Per-upstream probe timeout.

health_upstream_probe_fails

  • Contexts: upstream
  • Default: 2

Per-upstream fail threshold.

health_upstream_probe_passes

  • Contexts: upstream
  • Default: 1

Per-upstream pass threshold.

health_upstream_probe_slow_start

  • Contexts: upstream
  • Default: 0

Per-upstream slow-start recovery ramp.

health_upstream_probe_match

  • Contexts: upstream
  • Default: none

Per-upstream match rules for probe response validation.

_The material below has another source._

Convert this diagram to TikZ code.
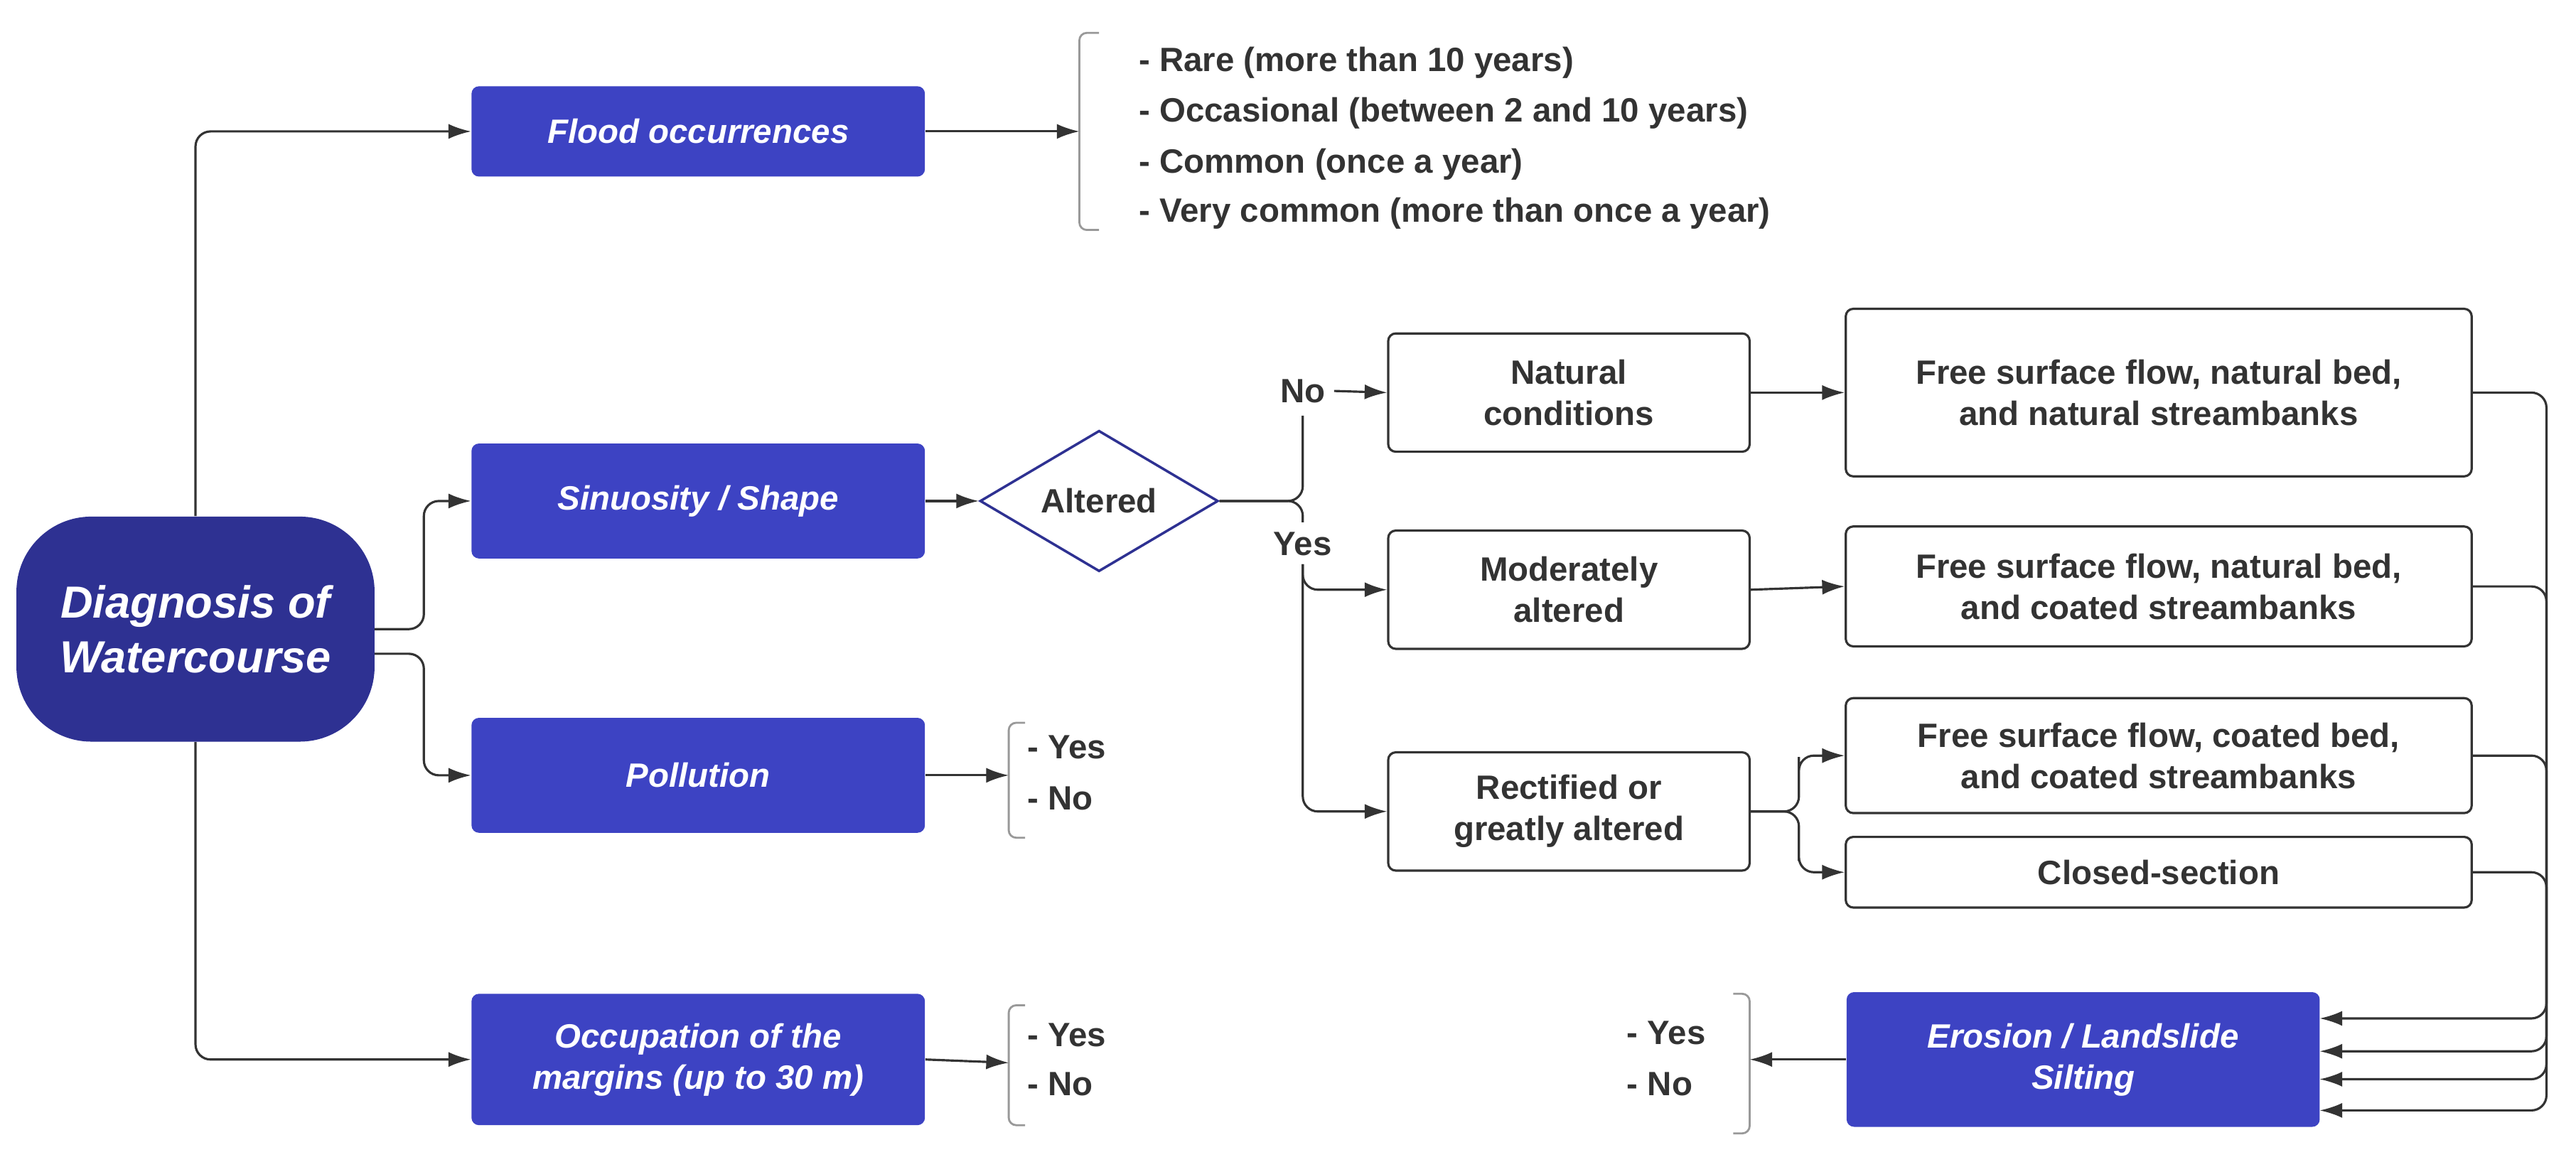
\documentclass[tikz,border=0pt]{standalone}
\usepackage{fontspec}
\setmainfont{Liberation Sans}
\usetikzlibrary{shapes.geometric,arrows.meta}
\def\pu{0.02311cm}
\definecolor{txt}{HTML}{333333}
\definecolor{blu}{HTML}{3D43C3}
\definecolor{navy}{HTML}{2E3192}
\begin{document}
\begin{tikzpicture}[x=0.02311cm,y=-0.02311cm,
  every node/.style={font=\fontsize{13.5}{16.5}\selectfont\bfseries, text=txt, align=center},
  wbox/.style={draw=txt, line width=0.9pt, rounded corners=3pt, fill=white, inner sep=0pt},
  bbox/.style={fill=blu, rounded corners=3pt, inner sep=0pt, text=white, font=\fontsize{13.5}{16.5}\selectfont\bfseries\itshape},
  ar/.style={draw=txt, line width=0.9pt, -{Latex[length=9pt,width=6pt]}, rounded corners=6pt},
  ln/.style={draw=txt, line width=0.9pt, rounded corners=6pt},
  br/.style={draw=gray!80, line width=0.8pt, rounded corners=3pt},
  lab/.style={anchor=west, inner sep=0pt}]
\useasboundingbox (0,0) rectangle (1568,707);
% main nodes
\node[fill=navy, rounded corners=30pt, minimum width=218*\pu, minimum height=137*\pu, text=white, font=\fontsize{18}{22}\selectfont\bfseries\itshape] (diag) at (119,383) {Diagnosis of\\Watercourse};
\node[bbox, minimum width=276*\pu, minimum height=55*\pu] (flood) at (425,80) {Flood occurrences};
\node[bbox, minimum width=276*\pu, minimum height=70*\pu] (sin) at (425,305) {Sinuosity / Shape};
\node[bbox, minimum width=276*\pu, minimum height=70*\pu] (pol) at (425,472) {Pollution};
\node[bbox, minimum width=276*\pu, minimum height=80*\pu] (occ) at (425,645) {Occupation of the\\margins (up to 30 m)};
\node[diamond, draw=navy, line width=1pt, fill=white, minimum width=145*\pu, minimum height=85*\pu, inner sep=0pt] (alt) at (669,305) {Altered};
\node[wbox, minimum width=220*\pu, minimum height=72*\pu] (nat) at (955,239) {Natural\\conditions};
\node[wbox, minimum width=220*\pu, minimum height=72*\pu] (mod) at (955,359) {Moderately\\altered};
\node[wbox, minimum width=220*\pu, minimum height=72*\pu] (rect) at (955,494) {Rectified or\\greatly altered};
\node[wbox, minimum width=381*\pu, minimum height=102*\pu] (f1) at (1314,239) {Free surface flow, natural bed,\\and natural streambanks};
\node[wbox, minimum width=381*\pu, minimum height=73*\pu] (f2) at (1314,357) {Free surface flow, natural bed,\\and coated streambanks};
\node[wbox, minimum width=381*\pu, minimum height=70*\pu] (f3) at (1314,460) {Free surface flow, coated bed,\\and coated streambanks};
\node[wbox, minimum width=381*\pu, minimum height=43*\pu] (cl) at (1314,531) {Closed-section};
\node[bbox, minimum width=288*\pu, minimum height=82*\pu] (ero) at (1268,645) {Erosion / Landslide\\Silting};
% lists
\node[lab] (l1) at (693,38) {- Rare (more than 10 years)};
\node[lab] (l2) at (693,69) {- Occasional (between 2 and 10 years)};
\node[lab] (l3) at (693,100) {- Common (once a year)};
\node[lab] (l4) at (693,130) {- Very common (more than once a year)};
\node[lab] (py) at (625,455) {- Yes};
\node[lab] (pn) at (625,486) {- No};
\node[lab] (oy) at (625,630) {- Yes};
\node[lab] (on) at (625,660) {- No};
\node[lab] (ey) at (990,629) {- Yes};
\node[lab] (en) at (990,660) {- No};
\node (no) at (793,238) {No};
\node (yes) at (793,331) {Yes};
% brackets
\draw[br] (669,20) -- (657,20) -- (657,140) -- (669,140);
\coordinate (fb) at (657,80);
\draw[br] (624,440) -- (614,440) -- (614,510) -- (624,510);
\coordinate (pb) at (614,472);
\draw[br] (624,612) -- (614,612) -- (614,685) -- (624,685);
\coordinate (ob) at (614,647);
\draw[br] (1055,605) -- (1065,605) -- (1065,690) -- (1055,690);
\coordinate (eb) at (1065,645);
% connectors
\draw[ar] (diag.north) |- (flood.west);
\draw[ar] (diag.south) |- (occ.west);
\draw[ar] (228,383) -| (258,340) |- (sin.west);
\draw[ar] (228,398) -| (258,430) |- (pol.west);
\draw[ar] (flood.east) -- (fb);
\draw[ar] (pol.east) -- (pb);
\draw[ar] (occ.east) -- (ob);
\draw[ar] (ero.west) -- (eb);
\draw[ar] (sin.east) -- (alt.west);
\draw[ln] (alt.east) -| (793,253);
\draw[ln] (alt.east) -| (793,318);
\draw[ar] (no.east) -- (nat.west);
\draw[ar] (yes.south) |- (mod.west);
\draw[ar] (yes.south) |- (rect.west);
\draw[ar] (nat.east) -- (f1.west);
\draw[ar] (mod.east) -- (f2.west);
\draw[ar] (rect.east) -| (1095,470) |- (f3.west);
\draw[ar] (rect.east) -| (1095,515) |- (cl.west);
\draw[ar] (f1.east) -| (1550,600) |- (1412,676);
\draw[ar] (f2.east) -| (1550,600) |- (1412,657);
\draw[ar] (f3.east) -| (1550,600) |- (1412,640);
\draw[ar] (cl.east) -| (1550,600) |- (1412,620);
\end{tikzpicture}
\end{document}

health_upstream_peer_probe

  • Contexts: upstream
  • Default: none

Sets a per-peer probe target. Format: <addr> <http[s]://host:port/path>. This directive is repeatable for multiple peers.

Variables

The module exports these nginx variables for use in logging or scripting:

VariableDescription
$health_readinessReturns 1 if the service-level probe is passing, 0 otherwise
$health_livenessReturns 1 when nginx is alive
$health_backend_healthy_countNumber of backends currently passing their probes
$health_backend_total_countTotal number of tracked backends
$health_backend_failure_countNumber of backends currently failing their probes

Behavior notes

  • Passive request and failure counters exclude the health endpoints themselves.
  • Probe results are shared across workers, but only worker 0 performs the periodic probe loops.
  • Liveness and readiness are intentionally different. Nginx can be alive while readiness is failing.
  • Upstream peer selection consumes probe state through the upstream balancer, which excludes unhealthy peers and peers still inside slow-start recovery.
  • If a peer has no probe configured, it is treated as healthy (fail-open semantics).

Works well with

  • Stock nginx proxy_pass and upstream server directives — health checks feed peer eligibility into standard nginx upstream selection.
  • Upstream Balancer because it excludes unhealthy and slow-starting peers at request time.
  • Worker Events for publishing health transition notifications across workers.
  • Prometheus Metrics for scraping health state into monitoring.